** start of AVAILABLE DATA **
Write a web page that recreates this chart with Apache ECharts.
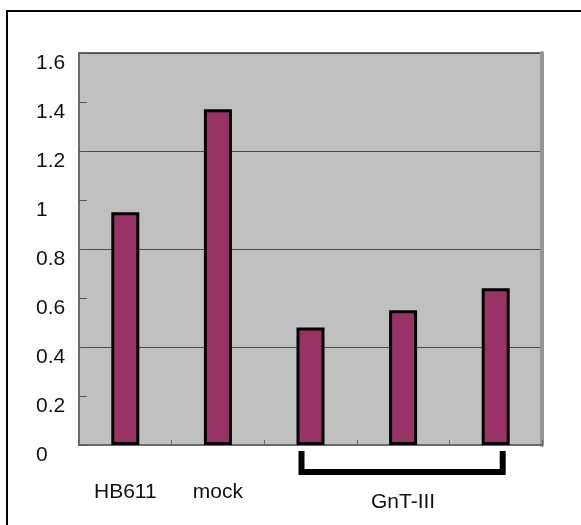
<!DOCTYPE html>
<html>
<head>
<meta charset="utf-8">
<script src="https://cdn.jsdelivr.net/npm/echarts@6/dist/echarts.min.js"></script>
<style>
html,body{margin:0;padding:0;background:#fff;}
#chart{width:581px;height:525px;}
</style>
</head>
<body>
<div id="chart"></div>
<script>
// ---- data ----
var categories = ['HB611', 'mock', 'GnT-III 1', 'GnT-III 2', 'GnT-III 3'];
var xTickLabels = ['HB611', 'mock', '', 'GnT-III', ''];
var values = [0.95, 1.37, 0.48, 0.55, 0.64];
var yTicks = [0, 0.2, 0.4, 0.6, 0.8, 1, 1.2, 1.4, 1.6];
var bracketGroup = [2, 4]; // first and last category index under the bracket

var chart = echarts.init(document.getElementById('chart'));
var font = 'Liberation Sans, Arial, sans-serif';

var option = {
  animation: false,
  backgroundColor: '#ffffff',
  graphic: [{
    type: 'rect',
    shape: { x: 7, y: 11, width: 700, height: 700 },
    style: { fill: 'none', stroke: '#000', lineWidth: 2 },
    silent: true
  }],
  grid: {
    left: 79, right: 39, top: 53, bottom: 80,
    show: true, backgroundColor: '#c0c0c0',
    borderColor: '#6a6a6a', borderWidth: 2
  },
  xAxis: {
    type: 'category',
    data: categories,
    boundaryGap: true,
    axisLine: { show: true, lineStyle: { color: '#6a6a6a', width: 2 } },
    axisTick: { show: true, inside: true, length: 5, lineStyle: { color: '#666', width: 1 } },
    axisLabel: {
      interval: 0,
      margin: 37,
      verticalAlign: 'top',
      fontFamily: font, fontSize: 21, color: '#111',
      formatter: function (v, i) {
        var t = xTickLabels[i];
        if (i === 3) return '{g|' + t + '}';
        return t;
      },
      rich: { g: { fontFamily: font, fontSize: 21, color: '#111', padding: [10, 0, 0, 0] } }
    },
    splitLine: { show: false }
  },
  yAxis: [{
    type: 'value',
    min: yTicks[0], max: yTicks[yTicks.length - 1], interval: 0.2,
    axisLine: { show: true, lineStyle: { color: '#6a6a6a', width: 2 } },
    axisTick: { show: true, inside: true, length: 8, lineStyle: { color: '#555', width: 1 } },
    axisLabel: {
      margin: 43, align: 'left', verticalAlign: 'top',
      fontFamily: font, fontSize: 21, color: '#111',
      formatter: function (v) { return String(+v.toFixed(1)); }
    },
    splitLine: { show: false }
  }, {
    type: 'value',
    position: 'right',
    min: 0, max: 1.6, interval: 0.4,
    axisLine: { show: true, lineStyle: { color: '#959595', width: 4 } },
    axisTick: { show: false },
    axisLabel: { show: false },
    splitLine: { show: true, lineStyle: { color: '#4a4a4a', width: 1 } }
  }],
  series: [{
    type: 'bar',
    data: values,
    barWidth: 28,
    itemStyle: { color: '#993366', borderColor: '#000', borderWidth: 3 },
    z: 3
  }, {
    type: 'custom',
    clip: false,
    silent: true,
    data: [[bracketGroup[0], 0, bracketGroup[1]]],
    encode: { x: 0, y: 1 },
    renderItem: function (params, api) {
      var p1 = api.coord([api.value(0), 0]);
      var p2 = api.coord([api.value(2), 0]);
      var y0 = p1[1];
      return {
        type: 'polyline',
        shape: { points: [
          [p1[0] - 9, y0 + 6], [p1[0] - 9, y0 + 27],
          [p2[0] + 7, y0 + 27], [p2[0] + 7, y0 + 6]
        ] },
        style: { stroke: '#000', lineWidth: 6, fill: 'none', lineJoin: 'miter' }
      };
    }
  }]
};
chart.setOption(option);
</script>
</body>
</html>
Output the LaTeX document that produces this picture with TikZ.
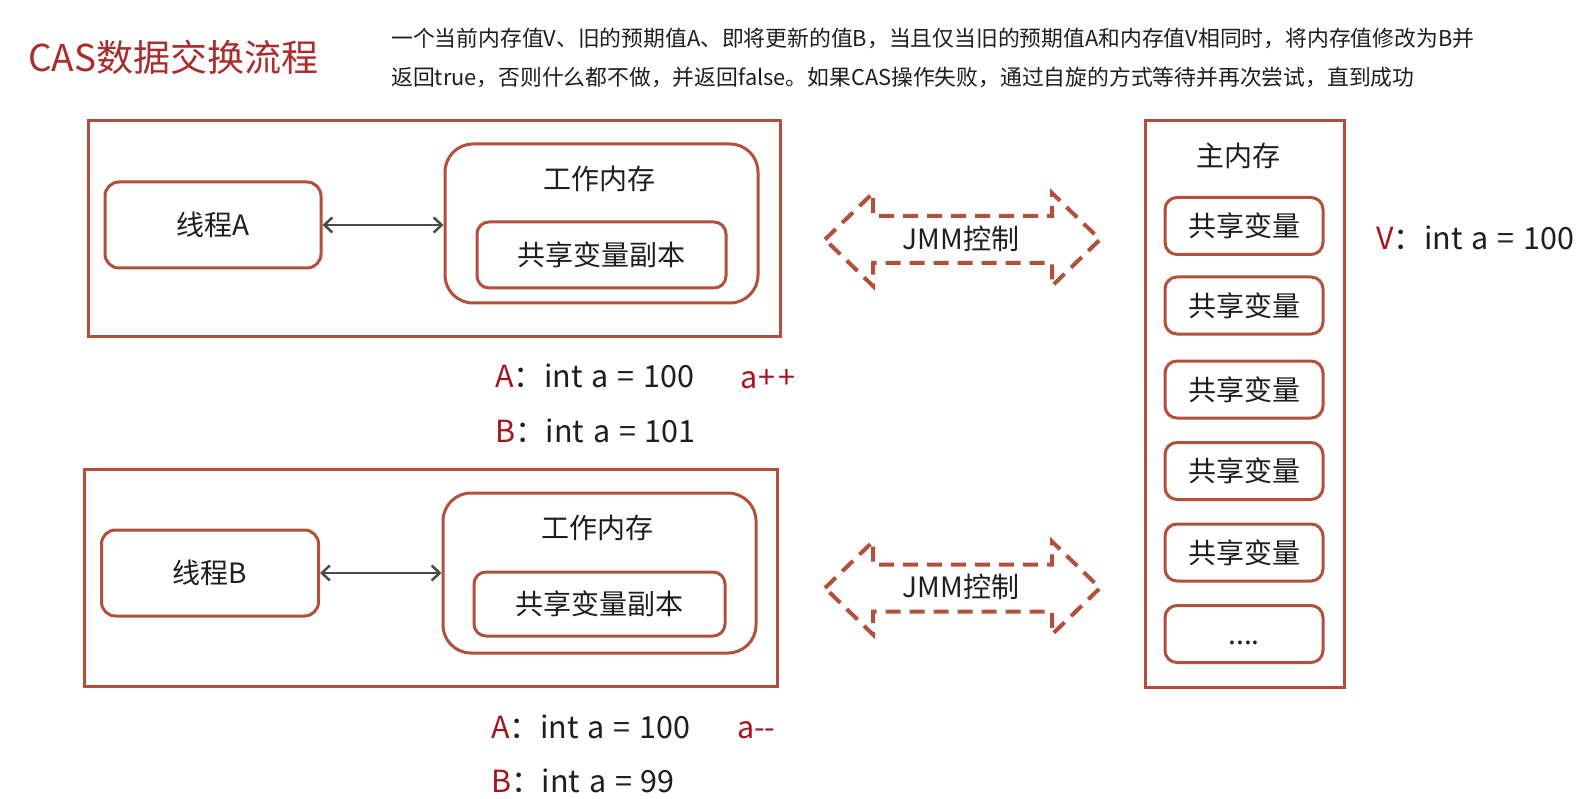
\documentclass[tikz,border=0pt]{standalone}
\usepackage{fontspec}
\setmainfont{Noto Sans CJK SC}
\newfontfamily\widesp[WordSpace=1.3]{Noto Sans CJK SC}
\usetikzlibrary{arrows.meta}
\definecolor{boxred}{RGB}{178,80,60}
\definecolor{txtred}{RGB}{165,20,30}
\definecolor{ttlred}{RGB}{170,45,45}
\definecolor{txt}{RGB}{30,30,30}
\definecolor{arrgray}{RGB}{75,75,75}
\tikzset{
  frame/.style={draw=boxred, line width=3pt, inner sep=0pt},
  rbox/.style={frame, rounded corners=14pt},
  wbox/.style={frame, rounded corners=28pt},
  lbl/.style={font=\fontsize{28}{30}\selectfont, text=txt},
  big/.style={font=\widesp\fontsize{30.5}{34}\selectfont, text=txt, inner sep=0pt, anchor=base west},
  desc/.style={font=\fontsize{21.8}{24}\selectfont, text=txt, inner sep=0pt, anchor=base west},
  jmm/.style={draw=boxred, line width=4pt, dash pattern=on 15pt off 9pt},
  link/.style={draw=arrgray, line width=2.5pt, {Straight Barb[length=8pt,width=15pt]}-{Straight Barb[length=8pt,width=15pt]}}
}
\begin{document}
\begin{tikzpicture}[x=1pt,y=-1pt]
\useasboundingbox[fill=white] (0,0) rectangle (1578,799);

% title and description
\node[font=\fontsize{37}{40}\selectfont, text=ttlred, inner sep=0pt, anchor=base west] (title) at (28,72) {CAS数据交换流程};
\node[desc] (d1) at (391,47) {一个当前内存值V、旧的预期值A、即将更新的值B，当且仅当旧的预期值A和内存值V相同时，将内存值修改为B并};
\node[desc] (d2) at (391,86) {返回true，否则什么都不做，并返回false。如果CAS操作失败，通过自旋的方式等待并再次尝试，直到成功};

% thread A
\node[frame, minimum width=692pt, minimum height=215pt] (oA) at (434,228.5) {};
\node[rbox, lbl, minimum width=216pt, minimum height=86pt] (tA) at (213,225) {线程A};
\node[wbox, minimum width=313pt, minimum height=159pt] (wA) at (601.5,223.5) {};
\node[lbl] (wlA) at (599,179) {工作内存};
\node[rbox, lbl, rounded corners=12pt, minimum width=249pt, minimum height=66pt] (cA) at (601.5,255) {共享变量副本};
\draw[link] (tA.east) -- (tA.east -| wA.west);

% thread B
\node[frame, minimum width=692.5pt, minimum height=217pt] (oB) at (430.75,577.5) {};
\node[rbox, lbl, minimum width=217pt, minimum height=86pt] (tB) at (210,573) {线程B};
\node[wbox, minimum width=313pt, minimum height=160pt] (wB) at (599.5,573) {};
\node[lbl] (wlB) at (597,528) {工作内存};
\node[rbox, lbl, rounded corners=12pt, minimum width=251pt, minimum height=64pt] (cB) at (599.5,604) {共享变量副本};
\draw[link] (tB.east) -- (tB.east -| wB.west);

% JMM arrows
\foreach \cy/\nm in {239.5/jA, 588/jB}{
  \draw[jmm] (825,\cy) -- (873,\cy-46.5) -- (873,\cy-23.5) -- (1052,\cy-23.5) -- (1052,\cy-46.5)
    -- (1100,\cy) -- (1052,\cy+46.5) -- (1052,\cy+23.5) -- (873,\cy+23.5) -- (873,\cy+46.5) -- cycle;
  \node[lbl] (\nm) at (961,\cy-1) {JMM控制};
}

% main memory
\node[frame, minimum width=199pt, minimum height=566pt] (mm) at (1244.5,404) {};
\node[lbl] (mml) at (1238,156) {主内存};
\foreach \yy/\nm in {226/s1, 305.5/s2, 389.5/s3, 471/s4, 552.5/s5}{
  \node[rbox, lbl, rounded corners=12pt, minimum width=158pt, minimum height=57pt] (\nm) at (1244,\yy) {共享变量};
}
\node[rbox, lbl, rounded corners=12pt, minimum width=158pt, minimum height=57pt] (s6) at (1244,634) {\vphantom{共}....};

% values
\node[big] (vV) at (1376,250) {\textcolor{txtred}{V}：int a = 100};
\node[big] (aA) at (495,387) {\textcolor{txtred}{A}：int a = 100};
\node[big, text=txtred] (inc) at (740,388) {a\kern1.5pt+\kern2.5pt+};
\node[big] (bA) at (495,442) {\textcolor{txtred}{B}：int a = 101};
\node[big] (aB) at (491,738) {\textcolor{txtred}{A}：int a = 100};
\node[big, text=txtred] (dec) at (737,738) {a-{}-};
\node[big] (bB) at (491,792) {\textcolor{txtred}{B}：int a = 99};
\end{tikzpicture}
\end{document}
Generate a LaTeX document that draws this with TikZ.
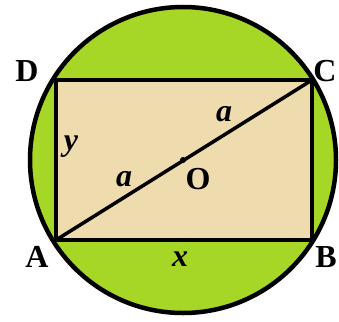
** end of AVAILABLE DATA **
STATED EXERCISE: Skip every picture and return the lines above from the top through the one that contains "var font = 'Liberation".

RESPONSE FOR THIS EXERCISE:
Write a web page that recreates this chart with Apache ECharts.
<!DOCTYPE html>
<html>
<head>
<meta charset="utf-8">
<script src="https://cdn.jsdelivr.net/npm/echarts@6/dist/echarts.min.js"></script>
<style>
html,body{margin:0;padding:0;background:#fff;}
#chart{width:581px;height:525px;}
</style>
</head>
<body>
<div id="chart"></div>
<script>
// ---- data ----
var categories = ['HB611', 'mock', 'GnT-III 1', 'GnT-III 2', 'GnT-III 3'];
var xTickLabels = ['HB611', 'mock', '', 'GnT-III', ''];
var values = [0.95, 1.37, 0.48, 0.55, 0.64];
var yTicks = [0, 0.2, 0.4, 0.6, 0.8, 1, 1.2, 1.4, 1.6];
var bracketGroup = [2, 4]; // first and last category index under the bracket

var chart = echarts.init(document.getElementById('chart'));
var font = 'Liberation Sans, Arial, sans-serif';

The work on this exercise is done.